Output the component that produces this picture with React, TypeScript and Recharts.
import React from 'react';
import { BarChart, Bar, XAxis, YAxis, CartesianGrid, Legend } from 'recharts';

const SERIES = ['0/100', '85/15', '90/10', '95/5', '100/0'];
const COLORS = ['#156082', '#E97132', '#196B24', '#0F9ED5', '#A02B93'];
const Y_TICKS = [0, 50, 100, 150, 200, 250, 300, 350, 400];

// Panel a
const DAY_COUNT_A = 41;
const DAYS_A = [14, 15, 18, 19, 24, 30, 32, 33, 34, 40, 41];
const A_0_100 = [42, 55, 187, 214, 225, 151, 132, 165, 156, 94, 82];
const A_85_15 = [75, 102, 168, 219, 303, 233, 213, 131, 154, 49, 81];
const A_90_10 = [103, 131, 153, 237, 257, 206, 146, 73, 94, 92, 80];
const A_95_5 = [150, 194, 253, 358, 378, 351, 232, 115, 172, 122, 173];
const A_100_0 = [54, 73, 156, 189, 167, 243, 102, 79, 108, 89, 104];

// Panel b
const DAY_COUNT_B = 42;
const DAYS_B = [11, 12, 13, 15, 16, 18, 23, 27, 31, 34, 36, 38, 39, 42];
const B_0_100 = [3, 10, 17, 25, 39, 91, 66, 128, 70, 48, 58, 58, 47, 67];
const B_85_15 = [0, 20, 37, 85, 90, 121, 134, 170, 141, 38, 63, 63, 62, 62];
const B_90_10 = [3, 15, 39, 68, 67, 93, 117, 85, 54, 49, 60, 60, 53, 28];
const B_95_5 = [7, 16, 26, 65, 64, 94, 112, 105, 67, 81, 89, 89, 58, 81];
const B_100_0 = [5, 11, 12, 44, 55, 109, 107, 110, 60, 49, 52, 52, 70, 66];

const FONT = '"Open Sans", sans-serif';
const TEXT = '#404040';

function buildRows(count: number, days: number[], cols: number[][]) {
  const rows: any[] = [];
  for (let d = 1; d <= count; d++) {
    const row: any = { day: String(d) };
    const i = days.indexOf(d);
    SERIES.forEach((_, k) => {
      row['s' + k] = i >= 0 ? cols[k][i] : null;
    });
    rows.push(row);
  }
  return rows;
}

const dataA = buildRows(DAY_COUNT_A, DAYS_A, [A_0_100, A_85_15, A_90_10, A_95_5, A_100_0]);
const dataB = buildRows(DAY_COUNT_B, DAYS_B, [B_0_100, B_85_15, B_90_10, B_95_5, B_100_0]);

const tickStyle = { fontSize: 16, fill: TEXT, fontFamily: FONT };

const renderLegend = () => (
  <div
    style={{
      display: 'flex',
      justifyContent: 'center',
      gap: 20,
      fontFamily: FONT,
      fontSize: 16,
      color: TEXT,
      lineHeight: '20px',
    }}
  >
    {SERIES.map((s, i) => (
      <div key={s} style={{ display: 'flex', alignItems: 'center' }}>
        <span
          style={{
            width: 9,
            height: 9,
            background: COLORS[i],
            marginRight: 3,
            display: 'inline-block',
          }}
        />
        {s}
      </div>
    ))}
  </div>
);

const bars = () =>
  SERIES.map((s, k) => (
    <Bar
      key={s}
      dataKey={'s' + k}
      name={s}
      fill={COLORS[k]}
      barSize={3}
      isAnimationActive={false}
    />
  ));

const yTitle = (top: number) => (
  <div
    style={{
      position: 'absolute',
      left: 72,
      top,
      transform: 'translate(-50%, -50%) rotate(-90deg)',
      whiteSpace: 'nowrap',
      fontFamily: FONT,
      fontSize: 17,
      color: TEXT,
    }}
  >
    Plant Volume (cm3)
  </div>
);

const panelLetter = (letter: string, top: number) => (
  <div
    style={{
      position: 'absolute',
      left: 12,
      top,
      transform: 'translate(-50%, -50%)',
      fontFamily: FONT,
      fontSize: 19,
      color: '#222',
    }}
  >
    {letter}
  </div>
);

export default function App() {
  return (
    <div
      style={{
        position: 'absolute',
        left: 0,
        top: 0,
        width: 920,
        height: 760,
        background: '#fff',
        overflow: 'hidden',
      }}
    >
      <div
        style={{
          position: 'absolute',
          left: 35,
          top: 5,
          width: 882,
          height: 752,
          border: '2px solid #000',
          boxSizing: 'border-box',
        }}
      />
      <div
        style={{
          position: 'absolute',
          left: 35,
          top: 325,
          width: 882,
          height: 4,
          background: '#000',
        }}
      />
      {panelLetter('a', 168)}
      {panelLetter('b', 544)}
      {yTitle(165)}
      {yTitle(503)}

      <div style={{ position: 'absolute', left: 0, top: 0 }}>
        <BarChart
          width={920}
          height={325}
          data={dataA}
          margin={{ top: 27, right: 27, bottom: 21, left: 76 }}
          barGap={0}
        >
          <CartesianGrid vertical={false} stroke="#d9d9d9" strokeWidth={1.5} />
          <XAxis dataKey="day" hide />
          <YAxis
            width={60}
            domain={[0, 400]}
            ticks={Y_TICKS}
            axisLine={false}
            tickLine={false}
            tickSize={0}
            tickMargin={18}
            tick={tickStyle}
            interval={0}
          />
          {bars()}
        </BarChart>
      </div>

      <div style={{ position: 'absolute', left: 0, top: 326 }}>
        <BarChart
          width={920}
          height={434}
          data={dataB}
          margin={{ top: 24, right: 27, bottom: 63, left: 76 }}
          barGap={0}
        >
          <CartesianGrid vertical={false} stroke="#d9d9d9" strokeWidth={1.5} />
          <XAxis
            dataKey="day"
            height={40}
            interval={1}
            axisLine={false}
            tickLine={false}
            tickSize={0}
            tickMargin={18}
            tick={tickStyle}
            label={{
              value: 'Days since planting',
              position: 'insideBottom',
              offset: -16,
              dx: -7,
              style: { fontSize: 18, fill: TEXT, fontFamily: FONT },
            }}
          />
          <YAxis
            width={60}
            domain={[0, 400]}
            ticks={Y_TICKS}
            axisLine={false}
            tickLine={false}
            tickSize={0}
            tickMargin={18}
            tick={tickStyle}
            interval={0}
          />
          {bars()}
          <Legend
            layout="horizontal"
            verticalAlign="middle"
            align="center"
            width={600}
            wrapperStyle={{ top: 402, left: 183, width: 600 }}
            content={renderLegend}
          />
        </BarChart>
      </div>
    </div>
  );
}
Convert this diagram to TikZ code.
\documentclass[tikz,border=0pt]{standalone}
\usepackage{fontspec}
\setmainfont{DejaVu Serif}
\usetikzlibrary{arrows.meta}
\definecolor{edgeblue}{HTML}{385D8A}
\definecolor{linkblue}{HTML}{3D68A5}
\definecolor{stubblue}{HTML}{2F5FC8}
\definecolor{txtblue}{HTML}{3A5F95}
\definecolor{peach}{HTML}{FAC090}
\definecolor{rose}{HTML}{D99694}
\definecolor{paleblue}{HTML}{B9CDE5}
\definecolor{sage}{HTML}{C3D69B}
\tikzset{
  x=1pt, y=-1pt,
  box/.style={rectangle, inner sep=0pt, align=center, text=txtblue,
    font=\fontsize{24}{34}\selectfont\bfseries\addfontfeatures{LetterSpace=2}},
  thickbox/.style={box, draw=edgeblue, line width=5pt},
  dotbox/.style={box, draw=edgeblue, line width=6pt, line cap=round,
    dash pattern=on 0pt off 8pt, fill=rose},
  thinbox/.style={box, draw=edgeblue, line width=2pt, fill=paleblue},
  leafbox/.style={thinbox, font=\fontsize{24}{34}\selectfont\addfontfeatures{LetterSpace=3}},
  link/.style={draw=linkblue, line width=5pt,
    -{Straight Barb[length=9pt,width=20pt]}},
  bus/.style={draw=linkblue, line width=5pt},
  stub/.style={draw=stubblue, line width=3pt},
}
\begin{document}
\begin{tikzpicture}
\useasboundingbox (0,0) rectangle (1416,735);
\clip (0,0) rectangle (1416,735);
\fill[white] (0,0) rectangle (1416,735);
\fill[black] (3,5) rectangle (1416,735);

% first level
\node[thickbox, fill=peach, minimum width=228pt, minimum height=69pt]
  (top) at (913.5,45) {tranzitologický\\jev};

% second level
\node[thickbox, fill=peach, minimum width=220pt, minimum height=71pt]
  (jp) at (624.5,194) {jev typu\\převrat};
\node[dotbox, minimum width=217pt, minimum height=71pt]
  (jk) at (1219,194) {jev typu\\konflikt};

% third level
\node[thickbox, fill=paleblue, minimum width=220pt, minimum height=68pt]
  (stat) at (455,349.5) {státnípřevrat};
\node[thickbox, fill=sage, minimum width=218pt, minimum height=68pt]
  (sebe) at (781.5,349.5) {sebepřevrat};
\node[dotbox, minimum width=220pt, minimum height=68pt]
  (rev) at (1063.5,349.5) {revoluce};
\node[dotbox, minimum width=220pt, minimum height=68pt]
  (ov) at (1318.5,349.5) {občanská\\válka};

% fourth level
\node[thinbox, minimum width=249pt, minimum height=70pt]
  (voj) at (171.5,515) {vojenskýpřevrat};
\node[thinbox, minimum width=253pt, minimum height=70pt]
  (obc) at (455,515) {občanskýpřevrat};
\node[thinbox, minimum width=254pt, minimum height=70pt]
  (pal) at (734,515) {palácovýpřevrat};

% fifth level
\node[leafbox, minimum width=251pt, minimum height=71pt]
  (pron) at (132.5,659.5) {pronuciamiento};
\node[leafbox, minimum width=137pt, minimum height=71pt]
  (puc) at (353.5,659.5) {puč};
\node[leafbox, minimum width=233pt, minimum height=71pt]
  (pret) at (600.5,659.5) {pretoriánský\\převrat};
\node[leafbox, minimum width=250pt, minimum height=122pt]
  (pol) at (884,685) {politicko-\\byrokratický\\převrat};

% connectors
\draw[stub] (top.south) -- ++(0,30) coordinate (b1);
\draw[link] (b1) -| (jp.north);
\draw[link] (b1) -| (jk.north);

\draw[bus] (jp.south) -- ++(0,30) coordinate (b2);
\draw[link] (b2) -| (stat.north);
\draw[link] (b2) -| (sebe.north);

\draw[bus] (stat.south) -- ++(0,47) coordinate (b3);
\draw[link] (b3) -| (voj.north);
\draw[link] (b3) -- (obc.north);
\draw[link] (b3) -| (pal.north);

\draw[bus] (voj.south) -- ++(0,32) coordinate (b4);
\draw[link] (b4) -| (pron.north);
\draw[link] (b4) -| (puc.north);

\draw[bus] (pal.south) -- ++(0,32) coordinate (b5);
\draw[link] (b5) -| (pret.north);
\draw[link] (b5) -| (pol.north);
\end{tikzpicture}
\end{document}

# # # # # # #

> **Problem details**:
Give again, word for word, the lines of the listing, starting at its first line and ending with the line containing "300, 350, 400];".

> **The completed task**:
Output the component that produces this picture with React, TypeScript and Recharts.
import React from 'react';
import { BarChart, Bar, XAxis, YAxis, CartesianGrid, Legend } from 'recharts';

const SERIES = ['0/100', '85/15', '90/10', '95/5', '100/0'];
const COLORS = ['#156082', '#E97132', '#196B24', '#0F9ED5', '#A02B93'];
const Y_TICKS = [0, 50, 100, 150, 200, 250, 300, 350, 400];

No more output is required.